I saw Zodiac tonight. It was the kind of movie we just don’t get enough of; namely, it kept me in its world for the entire running time, and I was sad to have it end.
“All good things must come to an end / the bad ones just go on forever”
One scene in particular was of note: the Zodiac killer is tying up a young couple lying on a beach. The woman tries to negotiate with this man, dressed in black, with a bag over his head (see picture below: the scene was very creepy). She says, of her male companion:
“He can help you…. He’s a sociology major!”
I can say that this line proviked rawkus laughter from myself and my two collegues (who are both sociologists). After the man and woman were tied up, they were both repeatedly stabbed. Can I have on record that I don’t want to die from being stabbed to death? It seems like a terrible way to go.
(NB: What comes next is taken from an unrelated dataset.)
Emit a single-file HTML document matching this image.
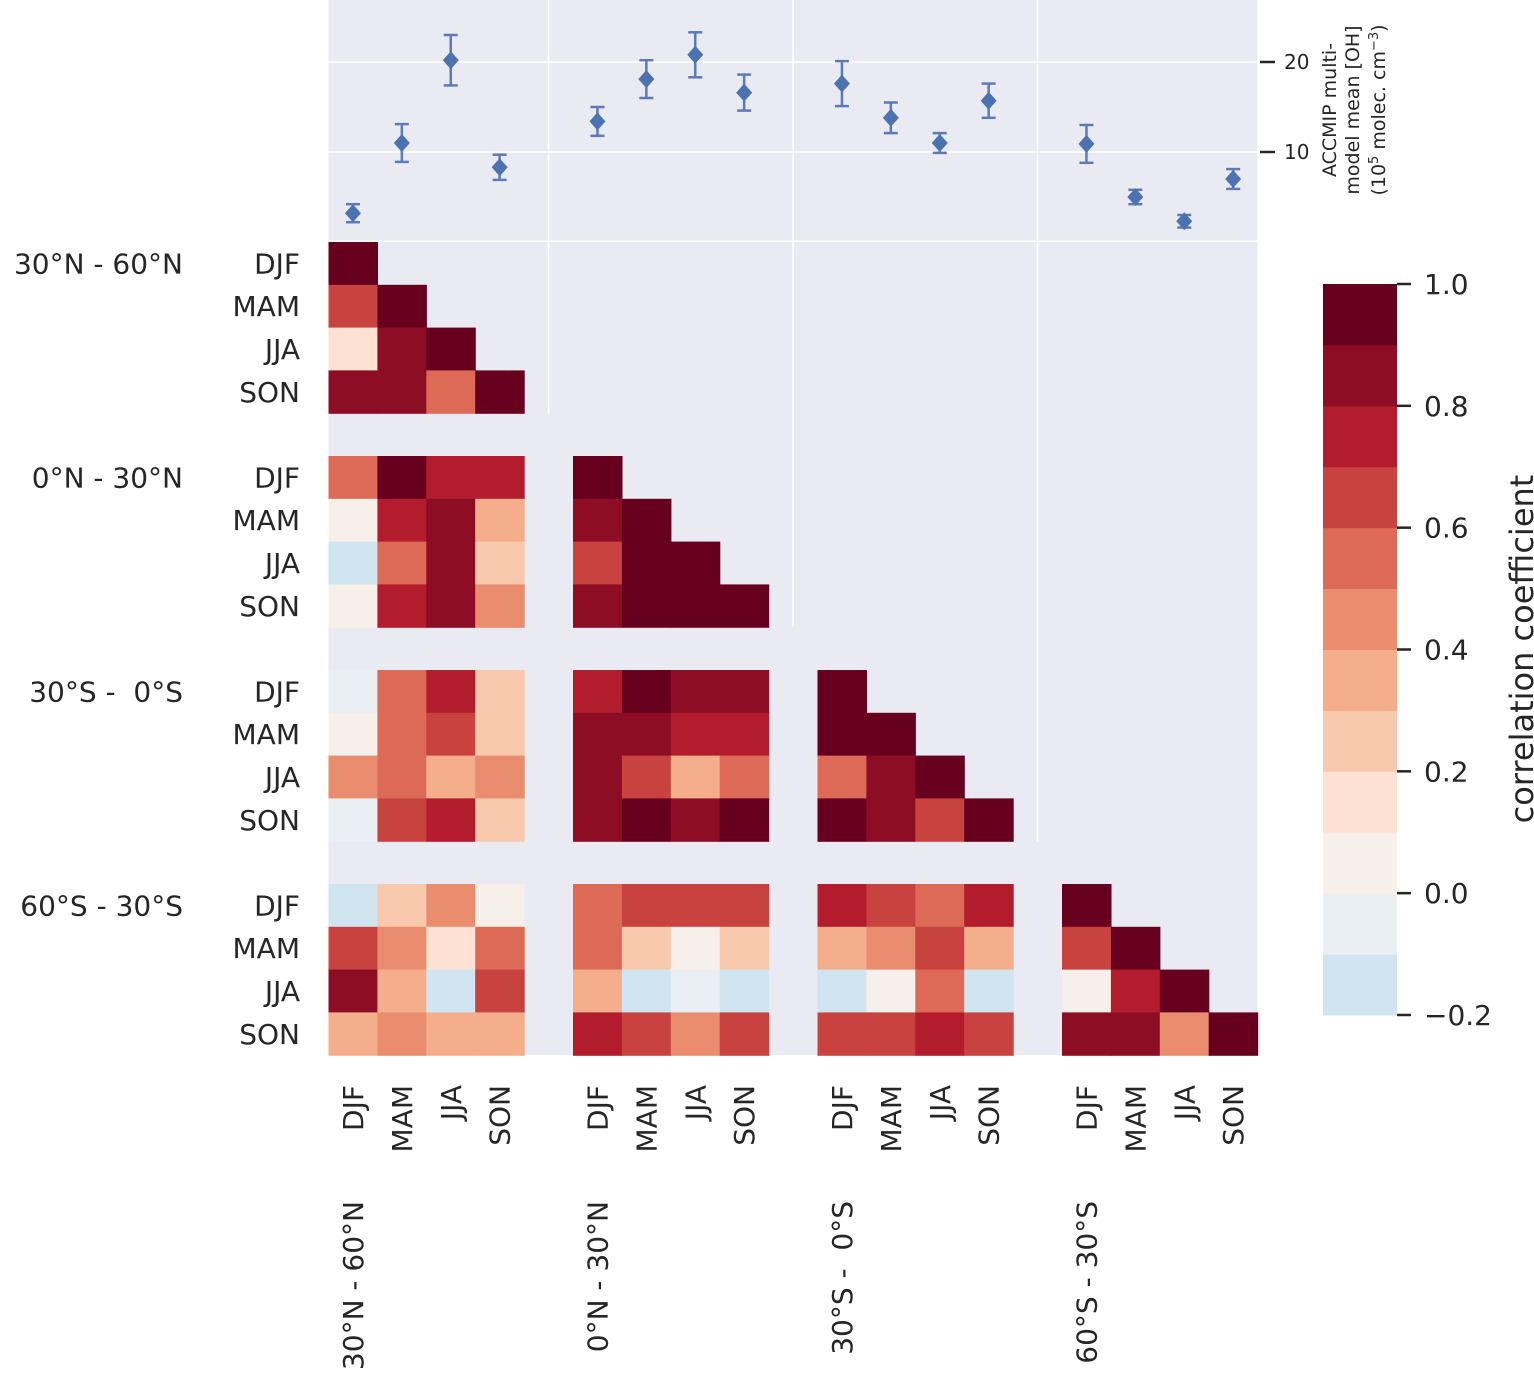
<!DOCTYPE html>
<html><head><meta charset="utf-8"><style>
body{margin:0;background:#fff;}
svg text{font-family:"DejaVu Sans","Liberation Sans",sans-serif;fill:#262626;white-space:pre;}
</style></head><body>
<svg id="chart" width="1534" height="1385" viewBox="0 0 1534 1385" xmlns="http://www.w3.org/2000/svg">
<g id="topg"></g>
<g id="heat"></g>
<g id="cbar"></g>
</svg>
<script>
const regions = ["30°N - 60°N","0°N - 30°N","30°S -  0°S","60°S - 30°S"];
const regionsBottom = ["30°N - 60°N","0°N - 30°N","30°S -  0°S","60°S - 30°S"];
const seasons = ["DJF","MAM","JJA","SON"];
const ohMean = [3.2,11.0,20.2,8.3, 13.4,18.1,20.8,16.6, 17.6,13.8,11.0,15.7, 10.9,5.0,2.3,7.0];
const ohErr  = [1.0,2.1,2.8,1.4, 1.6,2.1,2.5,2.0, 2.5,1.7,1.1,1.9, 2.1,0.8,0.7,1.1];
const ohTicks = [10,20];
const cbTicks = [-0.2,0,0.2,0.4,0.6,0.8,1.0];
const binColors = ["#d1e5f0","#eaeff3","#f7efea","#fde2d4","#f9c9ae","#f4ae8c","#ea8d6f","#dc6a56","#c8433f","#b31c2d","#8c0d24","#67001f"];
const corrRows = [
 [[1.0]],
 [[0.65,0.95]],
 [[0.15,0.85,0.95]],
 [[0.85,0.85,0.55,0.95]],
 [[0.55,0.95,0.75,0.75],[0.95]],
 [[0.05,0.75,0.85,0.35],[0.85,0.95]],
 [[-0.15,0.55,0.85,0.25],[0.65,0.95,0.95]],
 [[0.05,0.75,0.85,0.45],[0.85,0.95,0.95,0.95]],
 [[-0.05,0.55,0.75,0.25],[0.75,0.95,0.85,0.85],[0.95]],
 [[0.05,0.55,0.65,0.25],[0.85,0.85,0.75,0.75],[0.95,0.95]],
 [[0.45,0.55,0.35,0.45],[0.85,0.65,0.35,0.55],[0.55,0.85,0.95]],
 [[-0.05,0.65,0.75,0.25],[0.85,0.95,0.85,0.95],[0.95,0.85,0.65,0.95]],
 [[-0.15,0.25,0.45,0.05],[0.55,0.65,0.65,0.65],[0.75,0.65,0.55,0.75],[0.95]],
 [[0.65,0.45,0.15,0.55],[0.55,0.25,0.05,0.25],[0.35,0.45,0.65,0.35],[0.65,0.95]],
 [[0.85,0.35,-0.15,0.65],[0.35,-0.15,-0.05,-0.15],[-0.15,0.05,0.55,-0.15],[0.05,0.75,0.95]],
 [[0.35,0.45,0.35,0.35],[0.75,0.65,0.45,0.65],[0.65,0.65,0.75,0.65],[0.85,0.85,0.45,0.95]]
];
const NS="http://www.w3.org/2000/svg";
function mk(p,t,a,txt){const e=document.createElementNS(NS,t);for(const k in a)e.setAttribute(k,a[k]);if(txt!==undefined)e.textContent=txt;p.appendChild(e);return e;}
const X0=328.5, CW=48.9, Y0=242, RH=42.8;
const colX=i=>X0+(Math.floor(i/4)*5+i%4)*CW;
const rowY=i=>Y0+(Math.floor(i/4)*5+i%4)*RH;
const ohY=v=>242-v*9;
const cbY=v=>284+(1.0-v)/1.2*731;
const colorFor=v=>binColors[Math.max(0,Math.min(11,Math.floor((v+0.2)/0.1+1e-6)))];

// top panel
const topPanel=document.getElementById('topg');
let r=mk(topPanel,'rect',{x:X0,y:0,width:929,height:241,fill:'#eaeaf2'});


[4,9,14].forEach(k=>{const x=X0+(k+0.5)*CW;
 let l=mk(topPanel,'line',{x1:x,x2:x,y1:0,y2:241,stroke:'#fff','stroke-width':1.5});
 
 });
ohTicks.forEach(t=>{
 let l=mk(topPanel,'line',{x1:X0,x2:X0+929,y1:ohY(t),y2:ohY(t),stroke:'#fff','stroke-width':1.5});
 
 
 let tk=mk(topPanel,'line',{x1:1260,x2:1275,y1:ohY(t),y2:ohY(t),stroke:'#262626','stroke-width':2.5});
 
 
 let tx=mk(topPanel,'text',{x:1284,y:ohY(t)+7,'font-size':20},String(t));
 
 
});
mk(topPanel,'line',{x1:X0,x2:X0+929,y1:241.5,y2:241.5,stroke:'#fff','stroke-width':2});
ohMean.forEach((v,i)=>{
 const cx=colX(i)+CW/2, y1=ohY(v-ohErr[i]), y2=ohY(v+ohErr[i]);
 const g=mk(topPanel,'g',{});
 
 
 mk(g,'line',{x1:cx,x2:cx,y1:y1,y2:y2,stroke:'#5d7ab8','stroke-width':2.5});
 mk(g,'line',{x1:cx-7,x2:cx+7,y1:y1,y2:y1,stroke:'#5d7ab8','stroke-width':2.5});
 mk(g,'line',{x1:cx-7,x2:cx+7,y1:y2,y2:y2,stroke:'#5d7ab8','stroke-width':2.5});
 const y=ohY(v);
 mk(g,'polygon',{points:`${cx},${y-9} ${cx+8},${y} ${cx},${y+9} ${cx-8},${y}`,fill:'#4c72b0'});
});
let yl=mk(topPanel,'text',{transform:'translate(1336,110) rotate(-90)','text-anchor':'middle','font-size':19},'ACCMIP multi-');


mk(topPanel,'text',{transform:'translate(1359,110) rotate(-90)','text-anchor':'middle','font-size':19},'model mean [OH]');
const t3=mk(topPanel,'text',{transform:'translate(1385,110) rotate(-90)','text-anchor':'middle','font-size':19});
mk(t3,'tspan',{},'(10');
mk(t3,'tspan',{dy:-7,'font-size':13},'5');
mk(t3,'tspan',{dy:7},' molec. cm');
mk(t3,'tspan',{dy:-7,'font-size':13},'−3');
mk(t3,'tspan',{dy:7},')');

// heatmap
const heat=document.getElementById('heat');
r=mk(heat,'rect',{x:X0,y:Y0,width:929,height:813,fill:'#eaeaf2'});


[4,9,14].forEach((k,j)=>{const x=X0+(k+0.5)*CW;
 let l=mk(heat,'line',{x1:x,x2:x,y1:Y0,y2:rowY(j*4+3)+RH,stroke:'#fff','stroke-width':1.5});
 
 });
corrRows.forEach((blocks,ri)=>{
 blocks.forEach((vals,b)=>{
  vals.forEach((v,s)=>{
   const ci=b*4+s;
   const c=mk(heat,'rect',{x:colX(ci),y:rowY(ri),width:CW+0.6,height:RH+0.6,fill:colorFor(v)});
   
   
  });
 });
});
for(let i=0;i<16;i++){
 let t=mk(heat,'text',{x:300,y:rowY(i)+RH/2+10,'text-anchor':'end','font-size':28},seasons[i%4]);
 
 
 const cx=colX(i)+CW/2+10;
 t=mk(heat,'text',{transform:`translate(${cx},1085) rotate(-90)`,'text-anchor':'end','font-size':28},seasons[i%4]);
 
 
}
for(let b=0;b<4;b++){
 let t=mk(heat,'text',{x:183,y:rowY(b*4)+RH/2+10,'text-anchor':'end','font-size':28},regions[b]);
 
 
 const cx=colX(b*4)+CW/2+10;
 t=mk(heat,'text',{transform:`translate(${cx},1201) rotate(-90)`,'text-anchor':'end','font-size':28},regionsBottom[b]);
 
 
}

// colorbar
const cb=document.getElementById('cbar');
binColors.forEach((c,i)=>{
 const lo=-0.2+i*0.1;
 const rr=mk(cb,'rect',{x:1323,y:cbY(lo+0.1),width:74,height:cbY(lo)-cbY(lo+0.1)+0.5,fill:c});
 
 
});
cbTicks.forEach(t=>{
 let l=mk(cb,'line',{x1:1397,x2:1411,y1:cbY(t),y2:cbY(t),stroke:'#262626','stroke-width':2.5});
 
 
 const lab=t<0?'−'+Math.abs(t).toFixed(1):t.toFixed(1);
 let tx=mk(cb,'text',{x:1424,y:cbY(t)+10,'font-size':28},lab);
 
 
});
let ct=mk(cb,'text',{transform:'translate(1533,649) rotate(-90)','text-anchor':'middle','font-size':32},'correlation coefficient');


</script>
</body></html>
For whatever reason, the sociology line stuck with me through the remainder of the film. I started to see it as a metaphor for what I do: chasing something that I can never get my hands on, to the point that I start driving everyone in my life away (in a variety of ways) as part of an obsessive quest for… well, I am not sure of what. At a certain point, it becomes something bigger than a carreer.
This provoked the following questions: What drives me to push myself? What do I get out of it? Where is this going to take me, and how far will I get with it? What am I even chasing? If I find “it” – what then? Do I get to go home?
I am sure that these questions will haunt me until I die. I hope I remember to keep asking them.